Beijing Manages its Population, Above Ground and Below

Beijing authorities have announced a variety of measures for managing the city’s expanding population, in accordance with the 12th Five-Year Plan. In addition to limiting the influx of migrants which has driven the population toward 20 million, these include a clear-out of the legendary tunnels and shelters beneath the city, said to currently house almost 1 million people. From Global Times:

Those policies include: limiting college student numbers; establishing a population committee to assess district governments’ performances on population restriction; only allowing those professionals whose skills the city requires to get hukou; and issuing residential electronic ID cards for the stably employed floating population, possession of which will be compulsory in order to rent a house, receive social security or send children to school. The proposed policies will be submitted to the State Council and the municipal government for approval before they come into effect.

“Every year for the past three years, about 500,000 people poured into the capital,” said Zhai Zhengwu, head of the School of Sociology and Population Studies at Renmin University of China. “The population now is far beyond the reasonable limit, thus making it necessary for the authorities to do something,” Zhai told the Global Times Monday ….

Complaints about crowds and a shortage of resources, such as education opportunities and medical treatment, are endemic, but Ma Li, director of the China Population and Development Research Center, did not see a policy-based approach as offering much potential benefit.

“People settle down because of work,” Ma told the Global Times, “and the government cannot just ask some people to leave using executive policies.”

The Economic Observer focuses on the subterranean population now being displaced:

After the underground space is cleared, it will be used for community activity centers, and car and bicycle parking. According to a department involved in the project, the Beijing Municipal Commission of Housing and Urban-rural Development and the Beijing Civil Defense will establish an office for this issue around the time of the Spring Festival.

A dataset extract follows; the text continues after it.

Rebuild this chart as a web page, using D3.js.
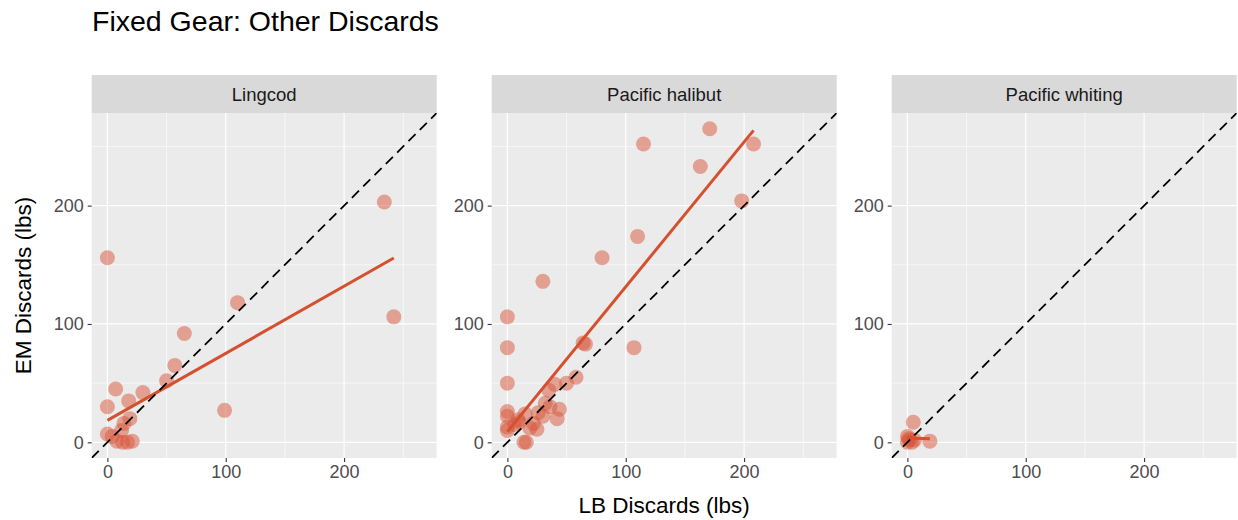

Fengtai District will invest 240 million yuan into cleaning out the shelters. The money will be mainly used for renovating the area, and making arrangements for and providing compensation to people who currently live in the makeshift apartments.

Chaoyang District has already begun clearing out their underground space. Departments involved in the efforts said that groups of people currently living in the underground apartments that do not meet security and fire regulations would be removed. The apartments that comply with the regulations would be subject to supervision and required to register visitors and be subject to other management rules ….

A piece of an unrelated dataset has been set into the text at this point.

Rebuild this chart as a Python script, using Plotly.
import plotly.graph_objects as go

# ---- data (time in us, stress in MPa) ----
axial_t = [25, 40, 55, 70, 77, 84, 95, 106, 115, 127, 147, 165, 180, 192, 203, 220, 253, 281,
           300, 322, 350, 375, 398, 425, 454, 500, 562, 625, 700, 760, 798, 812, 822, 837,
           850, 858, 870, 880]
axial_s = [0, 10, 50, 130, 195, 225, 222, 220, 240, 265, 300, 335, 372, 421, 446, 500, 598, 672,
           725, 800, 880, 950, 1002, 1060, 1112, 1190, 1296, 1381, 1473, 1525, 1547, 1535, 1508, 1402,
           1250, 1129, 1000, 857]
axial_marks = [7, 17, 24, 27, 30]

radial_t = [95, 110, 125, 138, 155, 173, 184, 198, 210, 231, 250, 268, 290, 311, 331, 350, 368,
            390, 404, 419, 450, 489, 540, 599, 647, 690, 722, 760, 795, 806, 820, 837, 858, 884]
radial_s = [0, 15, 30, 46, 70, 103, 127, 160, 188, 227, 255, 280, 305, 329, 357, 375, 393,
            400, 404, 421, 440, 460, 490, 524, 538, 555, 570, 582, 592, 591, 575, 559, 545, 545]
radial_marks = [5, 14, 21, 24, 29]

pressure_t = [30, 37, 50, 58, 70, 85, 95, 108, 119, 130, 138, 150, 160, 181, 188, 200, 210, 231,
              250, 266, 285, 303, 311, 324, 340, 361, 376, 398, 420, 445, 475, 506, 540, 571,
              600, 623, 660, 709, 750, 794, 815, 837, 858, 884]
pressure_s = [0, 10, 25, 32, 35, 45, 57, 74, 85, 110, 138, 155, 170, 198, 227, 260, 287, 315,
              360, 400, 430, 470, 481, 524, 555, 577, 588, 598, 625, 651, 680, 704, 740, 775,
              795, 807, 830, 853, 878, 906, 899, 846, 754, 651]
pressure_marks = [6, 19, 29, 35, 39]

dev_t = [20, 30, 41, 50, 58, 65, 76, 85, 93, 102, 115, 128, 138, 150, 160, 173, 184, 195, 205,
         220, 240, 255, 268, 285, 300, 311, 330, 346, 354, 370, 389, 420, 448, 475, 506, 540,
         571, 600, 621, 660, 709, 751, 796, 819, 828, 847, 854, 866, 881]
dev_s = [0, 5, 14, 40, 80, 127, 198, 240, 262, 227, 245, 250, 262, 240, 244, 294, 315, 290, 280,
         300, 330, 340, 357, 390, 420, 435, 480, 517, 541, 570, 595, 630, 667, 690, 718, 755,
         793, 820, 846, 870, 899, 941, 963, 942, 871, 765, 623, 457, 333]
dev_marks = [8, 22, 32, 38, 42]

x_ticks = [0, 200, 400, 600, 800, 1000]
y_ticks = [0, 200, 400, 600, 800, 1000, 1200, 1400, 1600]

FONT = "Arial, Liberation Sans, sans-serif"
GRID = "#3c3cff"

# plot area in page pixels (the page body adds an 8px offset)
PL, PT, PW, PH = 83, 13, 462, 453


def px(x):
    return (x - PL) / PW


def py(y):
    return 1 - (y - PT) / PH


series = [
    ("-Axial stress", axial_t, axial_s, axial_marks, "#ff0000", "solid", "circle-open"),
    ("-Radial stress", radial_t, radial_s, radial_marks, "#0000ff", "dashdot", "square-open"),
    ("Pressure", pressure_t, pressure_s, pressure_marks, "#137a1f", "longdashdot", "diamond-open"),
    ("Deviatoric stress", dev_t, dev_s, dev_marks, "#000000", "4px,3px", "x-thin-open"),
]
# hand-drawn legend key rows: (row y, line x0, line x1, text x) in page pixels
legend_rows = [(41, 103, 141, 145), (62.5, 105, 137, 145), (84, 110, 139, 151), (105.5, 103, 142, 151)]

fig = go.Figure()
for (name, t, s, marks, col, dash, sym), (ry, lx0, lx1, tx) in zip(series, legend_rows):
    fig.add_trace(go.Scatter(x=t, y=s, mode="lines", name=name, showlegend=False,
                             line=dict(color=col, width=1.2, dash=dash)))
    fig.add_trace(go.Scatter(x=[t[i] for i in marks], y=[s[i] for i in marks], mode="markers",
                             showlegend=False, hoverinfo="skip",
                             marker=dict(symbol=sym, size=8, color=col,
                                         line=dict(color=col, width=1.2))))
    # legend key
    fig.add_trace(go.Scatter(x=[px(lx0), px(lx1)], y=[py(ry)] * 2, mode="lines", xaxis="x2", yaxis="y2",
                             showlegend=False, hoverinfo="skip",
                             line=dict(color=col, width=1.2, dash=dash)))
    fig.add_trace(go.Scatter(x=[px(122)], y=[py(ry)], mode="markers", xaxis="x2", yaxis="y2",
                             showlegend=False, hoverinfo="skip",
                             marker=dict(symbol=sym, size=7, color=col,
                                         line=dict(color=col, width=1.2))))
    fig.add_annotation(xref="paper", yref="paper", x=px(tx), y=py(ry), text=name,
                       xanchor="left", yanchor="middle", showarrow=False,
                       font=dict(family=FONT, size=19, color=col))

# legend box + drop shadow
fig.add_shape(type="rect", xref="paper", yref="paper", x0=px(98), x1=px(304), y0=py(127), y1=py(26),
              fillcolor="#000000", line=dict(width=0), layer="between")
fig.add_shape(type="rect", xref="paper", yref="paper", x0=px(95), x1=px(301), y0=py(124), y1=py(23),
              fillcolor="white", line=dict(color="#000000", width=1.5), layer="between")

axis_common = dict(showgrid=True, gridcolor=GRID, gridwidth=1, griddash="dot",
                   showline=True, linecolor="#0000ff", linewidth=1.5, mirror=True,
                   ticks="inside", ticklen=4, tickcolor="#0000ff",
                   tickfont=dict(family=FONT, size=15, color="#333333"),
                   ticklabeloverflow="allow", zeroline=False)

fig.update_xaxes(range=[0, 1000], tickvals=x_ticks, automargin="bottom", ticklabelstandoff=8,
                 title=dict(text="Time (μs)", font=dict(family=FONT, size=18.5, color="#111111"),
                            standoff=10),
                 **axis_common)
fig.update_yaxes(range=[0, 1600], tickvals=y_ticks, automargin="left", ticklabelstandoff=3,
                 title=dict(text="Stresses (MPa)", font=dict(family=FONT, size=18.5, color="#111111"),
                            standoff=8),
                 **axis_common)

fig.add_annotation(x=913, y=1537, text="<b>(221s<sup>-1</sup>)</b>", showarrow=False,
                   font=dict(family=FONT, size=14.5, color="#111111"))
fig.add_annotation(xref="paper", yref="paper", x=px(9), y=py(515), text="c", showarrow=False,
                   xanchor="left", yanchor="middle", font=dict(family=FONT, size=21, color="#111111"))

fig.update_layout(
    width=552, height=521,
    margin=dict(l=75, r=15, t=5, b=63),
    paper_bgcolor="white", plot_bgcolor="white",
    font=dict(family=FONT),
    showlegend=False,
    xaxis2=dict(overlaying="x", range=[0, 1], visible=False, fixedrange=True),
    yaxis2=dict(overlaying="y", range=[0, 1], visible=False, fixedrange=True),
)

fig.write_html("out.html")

Xiaowang is one of [those who live under the city], and he is not confident about his resettlement options. When we confirmed to him that 77 yuan a month policy-based housing for low-income Beijing residents does indeed exist, he stated, “When will this type of housing be available to us outsiders? Affordable housing is really outside our reach.”

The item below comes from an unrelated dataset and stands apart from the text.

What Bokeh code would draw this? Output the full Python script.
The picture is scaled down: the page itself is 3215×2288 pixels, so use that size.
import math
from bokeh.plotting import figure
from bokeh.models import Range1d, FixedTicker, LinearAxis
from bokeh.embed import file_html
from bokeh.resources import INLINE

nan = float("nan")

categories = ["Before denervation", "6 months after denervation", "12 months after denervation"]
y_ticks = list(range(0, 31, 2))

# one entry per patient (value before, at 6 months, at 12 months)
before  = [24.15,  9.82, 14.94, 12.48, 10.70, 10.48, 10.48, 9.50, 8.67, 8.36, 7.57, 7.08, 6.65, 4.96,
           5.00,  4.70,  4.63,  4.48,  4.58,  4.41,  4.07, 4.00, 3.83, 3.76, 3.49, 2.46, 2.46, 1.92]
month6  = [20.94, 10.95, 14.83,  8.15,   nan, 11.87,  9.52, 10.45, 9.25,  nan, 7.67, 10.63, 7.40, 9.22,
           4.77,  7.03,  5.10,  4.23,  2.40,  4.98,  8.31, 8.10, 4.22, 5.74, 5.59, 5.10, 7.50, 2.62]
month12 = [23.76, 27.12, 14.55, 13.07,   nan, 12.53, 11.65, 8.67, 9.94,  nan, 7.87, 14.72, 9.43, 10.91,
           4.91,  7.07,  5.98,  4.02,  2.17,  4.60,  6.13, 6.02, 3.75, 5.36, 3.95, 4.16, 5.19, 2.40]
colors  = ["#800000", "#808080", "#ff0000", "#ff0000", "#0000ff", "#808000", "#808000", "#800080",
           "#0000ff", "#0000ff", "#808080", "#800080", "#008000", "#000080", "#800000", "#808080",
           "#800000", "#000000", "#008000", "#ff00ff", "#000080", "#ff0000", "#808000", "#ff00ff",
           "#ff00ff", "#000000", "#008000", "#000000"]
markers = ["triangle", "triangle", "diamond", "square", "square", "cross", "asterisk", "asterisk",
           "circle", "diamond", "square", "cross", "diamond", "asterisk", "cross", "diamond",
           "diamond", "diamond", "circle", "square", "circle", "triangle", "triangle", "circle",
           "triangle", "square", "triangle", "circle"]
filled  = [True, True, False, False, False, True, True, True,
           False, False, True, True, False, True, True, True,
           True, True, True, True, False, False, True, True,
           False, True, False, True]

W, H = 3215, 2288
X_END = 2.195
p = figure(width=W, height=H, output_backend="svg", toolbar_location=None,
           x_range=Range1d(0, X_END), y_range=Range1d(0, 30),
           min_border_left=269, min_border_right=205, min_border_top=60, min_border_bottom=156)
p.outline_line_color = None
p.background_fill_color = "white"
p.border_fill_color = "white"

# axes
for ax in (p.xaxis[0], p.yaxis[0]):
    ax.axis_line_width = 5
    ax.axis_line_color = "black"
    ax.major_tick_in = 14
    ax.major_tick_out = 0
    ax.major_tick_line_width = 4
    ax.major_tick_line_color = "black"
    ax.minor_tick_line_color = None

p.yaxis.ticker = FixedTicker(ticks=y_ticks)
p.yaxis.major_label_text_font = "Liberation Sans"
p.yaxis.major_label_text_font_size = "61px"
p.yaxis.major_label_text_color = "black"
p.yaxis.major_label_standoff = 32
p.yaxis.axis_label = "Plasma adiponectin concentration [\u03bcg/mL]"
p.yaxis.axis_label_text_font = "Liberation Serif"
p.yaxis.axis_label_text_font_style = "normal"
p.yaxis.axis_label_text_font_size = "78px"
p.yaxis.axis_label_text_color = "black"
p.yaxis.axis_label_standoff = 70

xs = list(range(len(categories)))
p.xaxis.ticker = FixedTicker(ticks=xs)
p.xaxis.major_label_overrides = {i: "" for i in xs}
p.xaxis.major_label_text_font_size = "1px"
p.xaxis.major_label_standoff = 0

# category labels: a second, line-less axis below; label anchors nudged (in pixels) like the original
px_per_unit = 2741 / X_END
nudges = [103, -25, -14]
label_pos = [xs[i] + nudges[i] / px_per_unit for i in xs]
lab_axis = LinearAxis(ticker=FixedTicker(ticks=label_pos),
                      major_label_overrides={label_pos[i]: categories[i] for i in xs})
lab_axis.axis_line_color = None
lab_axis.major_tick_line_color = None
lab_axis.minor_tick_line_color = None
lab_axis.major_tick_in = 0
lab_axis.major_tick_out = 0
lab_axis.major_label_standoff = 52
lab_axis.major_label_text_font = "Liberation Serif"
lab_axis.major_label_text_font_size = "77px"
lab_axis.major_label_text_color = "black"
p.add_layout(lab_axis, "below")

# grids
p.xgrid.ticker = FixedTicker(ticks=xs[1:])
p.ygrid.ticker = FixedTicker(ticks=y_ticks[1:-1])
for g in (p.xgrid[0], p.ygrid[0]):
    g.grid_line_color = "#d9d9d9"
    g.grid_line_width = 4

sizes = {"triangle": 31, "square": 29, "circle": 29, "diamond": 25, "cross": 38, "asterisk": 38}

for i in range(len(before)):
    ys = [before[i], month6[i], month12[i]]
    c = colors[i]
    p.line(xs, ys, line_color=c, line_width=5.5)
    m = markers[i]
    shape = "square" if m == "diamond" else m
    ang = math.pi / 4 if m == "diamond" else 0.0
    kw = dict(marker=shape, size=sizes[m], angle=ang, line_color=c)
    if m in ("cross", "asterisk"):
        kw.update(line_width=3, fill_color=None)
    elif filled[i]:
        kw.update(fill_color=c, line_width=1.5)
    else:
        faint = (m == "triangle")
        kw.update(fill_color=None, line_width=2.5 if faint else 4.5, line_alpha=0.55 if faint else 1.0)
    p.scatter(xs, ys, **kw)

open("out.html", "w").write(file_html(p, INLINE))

The undercity was excavated in the aftermath of the Sino-Soviet Split as a precaution against land, air and missile attack from the USSR:

The tunnels, built from 1969 to 1979 by more than 300,000 local citizens and even school children, wind for over 30 kilometers and cover an area of 85 square kilometers eight to eighteen meters under the surface. It includes around a thousand anti-air raid structures.

To supply construction materials for the complex, centuries-old city walls and towers that once circled ancient Beijing were destroyed. The old city gates of Xizhimen, Fuchengmen, Chongwenmen and others remain in name only – only two embrasured watchtowers from Zhengyangmen and Deshengmen survived ….

There is no authoritative information on how far the mostly hand-dug tunnels stretch, but they supposedly link all areas of central Beijing, from Xidan and Xuanwumen to Qianmen and Chongwen districts, to as far as the Western Hills.

They were equipped with facilities such as stores, restaurants, clinics, schools, theaters, reading rooms, factories, a roller skating rink, a grain and oil warehouse as well as barber shops and a mushroom cultivation farm, for growing foods that require little light.

In addition to fire and other safety hazards for their occupants, the tunnels pose a danger to some residents above ground due to subsidence. From Global Times:

An underground shelter built to withstand an invasion of the imperialist Soviet Union has become a threat itself to one Beijing hutong resident, who fears his house will fall down when the decaying refuge below it someday collapses.

The shelter, which was built during the Sino-Soviet split, is 6 meters long, 1 meter wide and 3 meters tall, and sits beneath the No.10 courtyard of Dongbi Jie, Dongcheng district, according to the Beijing News. A man surnamed Yang lives in a house in that courtyard and above the shelter, the entrance of which has been sealed by his neighbor.

The passageway has slightly sunk in recent months, and Yang can’t sleep at night from fear the shelter beneath will eventually collapse, taking his house with it, the Beijing News reported.

Beijing is not alone: New York and Las Vegas are both reported to have their own subterranean populations, described in books like The Mole People: Life in the Tunnels Beneath New York City, Tunnel People and Beneath the Neon: Life and Death in the Tunnels of Las Vegas. The tunnels beneath Paris are said to be occupied by secret societies of cinephiles and covert clock restorers, while Britain’s nuclear shelters and abandoned Tube stations are obsessively catalogued by enthusiasts.